KB: We’ve seen a disproportionate number of great returns this season which makes it easier to see when teams are struggling in that regard. The Argos are a fast team in their receiving corps, offensive backfield, and defensive backfield so the talent for big returns is certainly there. Toronto does take an inordinate amount of penalties on returns which indicates poor preparation and is a big reason the unit is struggling.

3) Despite the loss the Argos are still within striking distance of first place in the East. Where do you see Toronto finishing this season?

TG: It all hinges on the return of Ray and whether or not he will be hampered when he does. The Argos boast a solid defence, plenty of offensive weapons, and one of the better coaching staffs in the league. What Toronto needs is a reliable game manager to keep the gears turning on offence. If the team can get that from Ray when he comes back, second place in the division isn’t out of the question.

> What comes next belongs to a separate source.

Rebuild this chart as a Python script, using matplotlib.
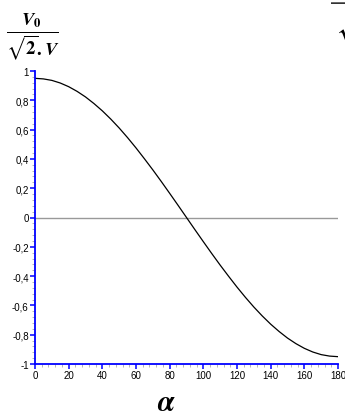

KB: It should be safe to say that Ray will be less effective when he returns. If the Argos aspire to finish first they’ll simply have to come together as a group. All the cliches about “playing as a team“, and “support the man next to you” will certainly be used by the coaching staff to try and propel the team to first regardless of who is throwing the ball.

Top Performer

TG: On a night where most of the team disappointed it was Brandon Isaac whose performance merits attention. Isaac had an early sack and flew around the field making plays wherever he could. The linebacker finished with 9 tackles and certainly did his best to keep the game close until the fourth quarter surge by Ottawa.

KB:The nod goes to Lirim Hajrullahu. Hajrullahu scored six big points and took a nasty knock  on a punt and just got back up. The rebounding kicker kept the Argos in the game but also watched as his team failed to convert in several crucial third-down conversions. If the coach doesn’t trust his punter and defence enough that he has to attempt multiple third down attempts, he has already lost.